[DIRECTIONS FOR THIS TASK]:
Filter the data for lines with the word "would", then copy every line so identified.

— Start of GIVEN MATERIAL —

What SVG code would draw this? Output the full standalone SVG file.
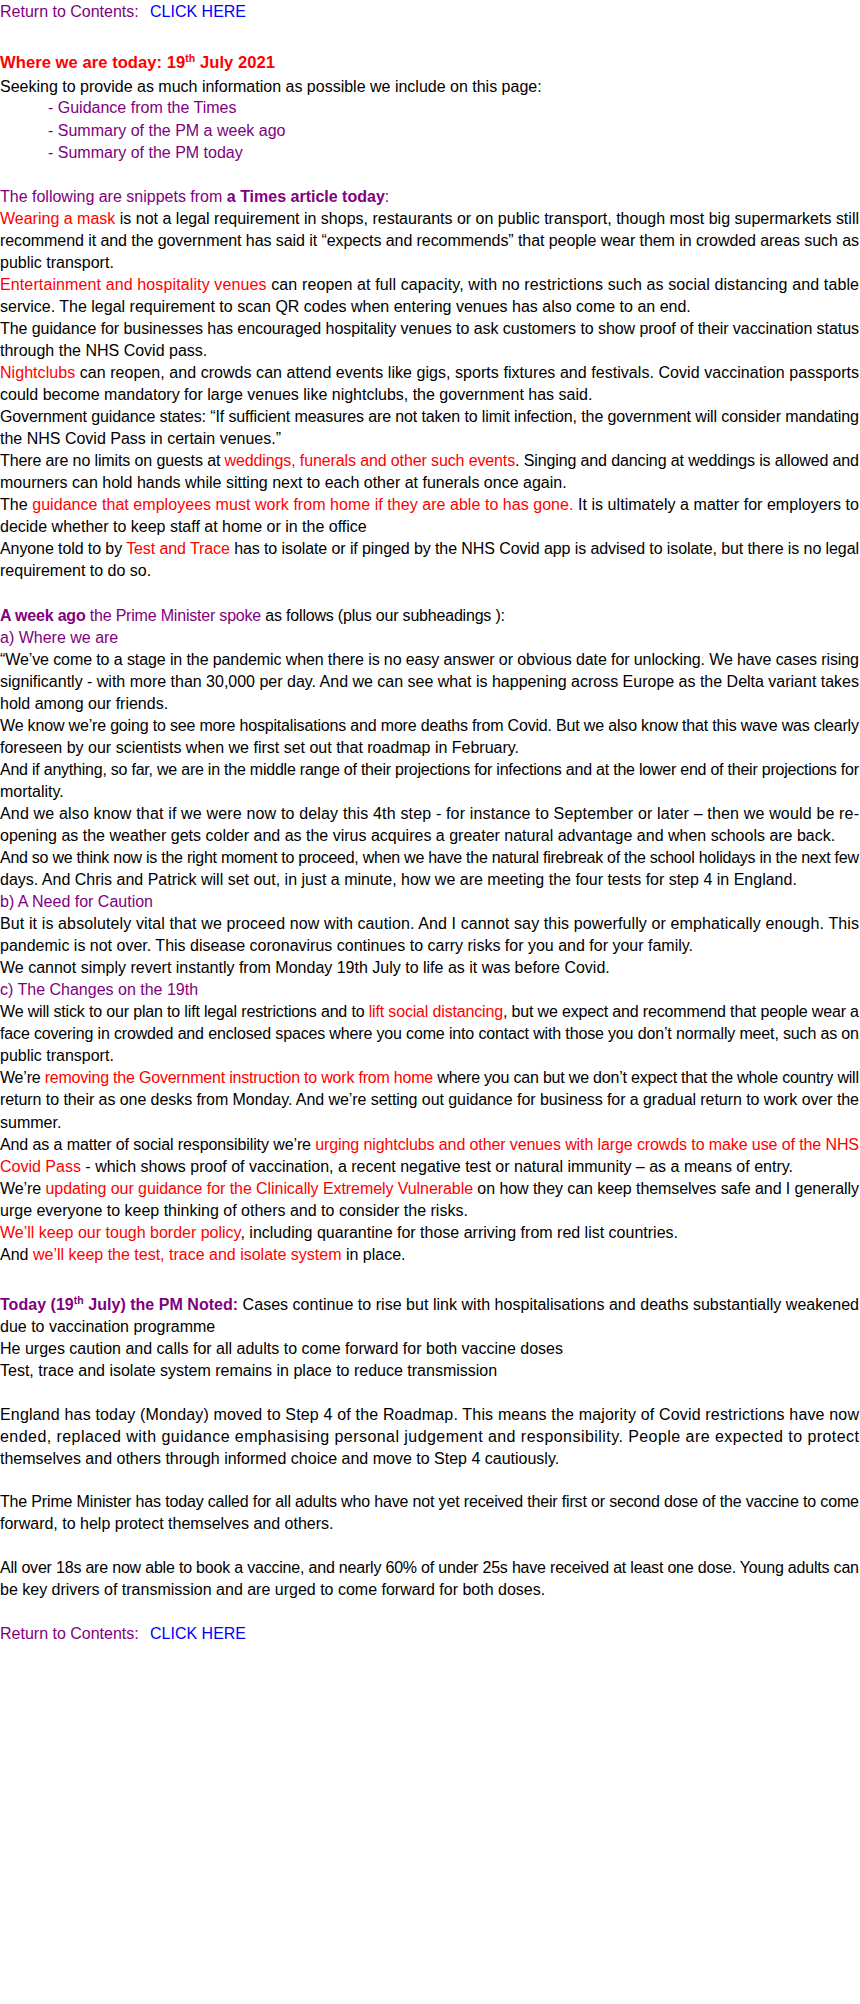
<svg xmlns="http://www.w3.org/2000/svg" width="860" height="2004" viewBox="0 0 860 2004">
<style>
text{font-family:"Liberation Sans",Arial,Helvetica,sans-serif;font-size:16px;fill:#000}
.p{fill:#800080}
.r{fill:#ff0000}
.b{fill:#0000ff}
.bd{font-weight:bold}
.sup{font-size:10.5px}
</style>
<rect x="0" y="0" width="860" height="2004" fill="#ffffff"/>
<g id="top-link">
<text x="0" y="17" class="p">Return to Contents:</text>
<text x="150" y="17" class="b">CLICK HERE</text>
</g>
<g id="intro">
<text x="0" y="68" class="r bd" style="font-size:16.6px" textLength="275">Where we are today: 19<tspan class="sup" dy="-6">th</tspan><tspan dy="6"> July 2021</tspan></text>
<text x="0" y="92">Seeking to provide as much information as possible we include on this page:</text>
<text x="48" y="113" class="p">- Guidance from the Times</text>
<text x="48" y="136" class="p">- Summary of the PM a week ago</text>
<text x="48" y="158" class="p">- Summary of the PM today</text>
</g>
<g id="times">
<text x="0" y="202" class="p">The following are snippets from <tspan class="bd">a Times article today</tspan>:</text>
<text x="0" y="224" textLength="859"><tspan class="r">Wearing a mask</tspan> is not a legal requirement in shops, restaurants or on public transport, though most big supermarkets still</text>
<text x="0" y="246" textLength="859">recommend it and the government has said it “expects and recommends” that people wear them in crowded areas such as</text>
<text x="0" y="268">public transport.</text>
<text x="0" y="290" textLength="859"><tspan class="r">Entertainment and hospitality venues</tspan> can reopen at full capacity, with no restrictions such as social distancing and table</text>
<text x="0" y="312">service. The legal requirement to scan QR codes when entering venues has also come to an end.</text>
<text x="0" y="334" textLength="859">The guidance for businesses has encouraged hospitality venues to ask customers to show proof of their vaccination status</text>
<text x="0" y="356">through the NHS Covid pass.</text>
<text x="0" y="378" textLength="859"><tspan class="r">Nightclubs</tspan> can reopen, and crowds can attend events like gigs, sports fixtures and festivals. Covid vaccination passports</text>
<text x="0" y="400">could become mandatory for large venues like nightclubs, the government has said.</text>
<text x="0" y="422" textLength="859">Government guidance states: “If sufficient measures are not taken to limit infection, the government will consider mandating</text>
<text x="0" y="444">the NHS Covid Pass in certain venues.”</text>
<text x="0" y="466" textLength="859">There are no limits on guests at <tspan class="r">weddings, funerals and other such events</tspan>. Singing and dancing at weddings is allowed and</text>
<text x="0" y="488">mourners can hold hands while sitting next to each other at funerals once again.</text>
<text x="0" y="510" textLength="859">The <tspan class="r">guidance that employees must work from home if they are able to has gone.</tspan> It is ultimately a matter for employers to</text>
<text x="0" y="532">decide whether to keep staff at home or in the office</text>
<text x="0" y="554" textLength="859">Anyone told to by <tspan class="r">Test and Trace</tspan> has to isolate or if pinged by the NHS Covid app is advised to isolate, but there is no legal</text>
<text x="0" y="576">requirement to do so.</text>
</g>
<g id="week-ago">
<text x="0" y="621" textLength="505"><tspan class="p bd">A week ago</tspan><tspan class="p"> the Prime Minister spoke</tspan> as follows (plus our subheadings ):</text>
<text x="0" y="643" class="p">a) Where we are</text>
<text x="0" y="665" textLength="859">“We’ve come to a stage in the pandemic when there is no easy answer or obvious date for unlocking. We have cases rising</text>
<text x="0" y="687" textLength="859">significantly - with more than 30,000 per day. And we can see what is happening across Europe as the Delta variant takes</text>
<text x="0" y="709">hold among our friends.</text>
<text x="0" y="731" textLength="859">We know we’re going to see more hospitalisations and more deaths from Covid. But we also know that this wave was clearly</text>
<text x="0" y="753">foreseen by our scientists when we first set out that roadmap in February.</text>
<text x="0" y="775" textLength="859">And if anything, so far, we are in the middle range of their projections for infections and at the lower end of their projections for</text>
<text x="0" y="797">mortality.</text>
<text x="0" y="819" textLength="859">And we also know that if we were now to delay this 4th step - for instance to September or later – then we would be re-</text>
<text x="0" y="841">opening as the weather gets colder and as the virus acquires a greater natural advantage and when schools are back.</text>
<text x="0" y="863" textLength="859">And so we think now is the right moment to proceed, when we have the natural firebreak of the school holidays in the next few</text>
<text x="0" y="885">days. And Chris and Patrick will set out, in just a minute, how we are meeting the four tests for step 4 in England.</text>
<text x="0" y="907" class="p">b) A Need for Caution</text>
<text x="0" y="929" textLength="859">But it is absolutely vital that we proceed now with caution. And I cannot say this powerfully or emphatically enough. This</text>
<text x="0" y="951">pandemic is not over. This disease coronavirus continues to carry risks for you and for your family.</text>
<text x="0" y="973">We cannot simply revert instantly from Monday 19th July to life as it was before Covid.</text>
<text x="0" y="995.1" class="p">c) The Changes on the 19th</text>
<text x="0" y="1017.2" textLength="859">We will stick to our plan to lift legal restrictions and to <tspan class="r">lift social distancing</tspan>, but we expect and recommend that people wear a</text>
<text x="0" y="1039.2" textLength="859">face covering in crowded and enclosed spaces where you come into contact with those you don’t normally meet, such as on</text>
<text x="0" y="1061.3">public transport.</text>
<text x="0" y="1083.4" textLength="859">We’re <tspan class="r">removing the Government instruction to work from home</tspan> where you can but we don’t expect that the whole country will</text>
<text x="0" y="1105.4" textLength="859">return to their as one desks from Monday. And we’re setting out guidance for business for a gradual return to work over the</text>
<text x="0" y="1127.5">summer.</text>
<text x="0" y="1149.5" textLength="859">And as a matter of social responsibility we’re <tspan class="r">urging nightclubs and other venues with large crowds to make use of the NHS</tspan></text>
<text x="0" y="1171.6"><tspan class="r">Covid Pass</tspan> - which shows proof of vaccination, a recent negative test or natural immunity – as a means of entry.</text>
<text x="0" y="1193.7" textLength="859">We’re <tspan class="r">updating our guidance for the Clinically Extremely Vulnerable</tspan> on how they can keep themselves safe and I generally</text>
<text x="0" y="1215.8">urge everyone to keep thinking of others and to consider the risks.</text>
<text x="0" y="1237.8"><tspan class="r">We’ll keep our tough border policy</tspan>, including quarantine for those arriving from red list countries.</text>
<text x="0" y="1259.9">And <tspan class="r">we’ll keep the test, trace and isolate system</tspan> in place.</text>
</g>
<g id="today">
<text x="0" y="1310" textLength="859"><tspan class="p bd">Today (19</tspan><tspan class="p bd sup" dy="-6">th</tspan><tspan class="p bd" dy="6"> July) the PM Noted:</tspan> Cases continue to rise but link with hospitalisations and deaths substantially weakened</text>
<text x="0" y="1332">due to vaccination programme</text>
<text x="0" y="1354">He urges caution and calls for all adults to come forward for both vaccine doses</text>
<text x="0" y="1376">Test, trace and isolate system remains in place to reduce transmission</text>
<text x="0" y="1420" textLength="859">England has today (Monday) moved to Step 4 of the Roadmap. This means the majority of Covid restrictions have now</text>
<text x="0" y="1442" textLength="859">ended, replaced with guidance emphasising personal judgement and responsibility. People are expected to protect</text>
<text x="0" y="1464">themselves and others through informed choice and move to Step 4 cautiously.</text>
<text x="0" y="1507" textLength="859">The Prime Minister has today called for all adults who have not yet received their first or second dose of the vaccine to come</text>
<text x="0" y="1529">forward, to help protect themselves and others.</text>
<text x="0" y="1573" textLength="859">All over 18s are now able to book a vaccine, and nearly 60% of under 25s have received at least one dose. Young adults can</text>
<text x="0" y="1595">be key drivers of transmission and are urged to come forward for both doses.</text>
</g>
<g id="bottom-link">
<text x="0" y="1639" class="p">Return to Contents:</text>
<text x="150" y="1639" class="b">CLICK HERE</text>
</g>
</svg>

— End of GIVEN MATERIAL —

[ANSWER IN FULL]:
What SVG code would draw this? Output the full standalone SVG file.
<text x="0" y="819" textLength="859">And we also know that if we were now to delay this 4th step - for instance to September or later – then we would be re-</text>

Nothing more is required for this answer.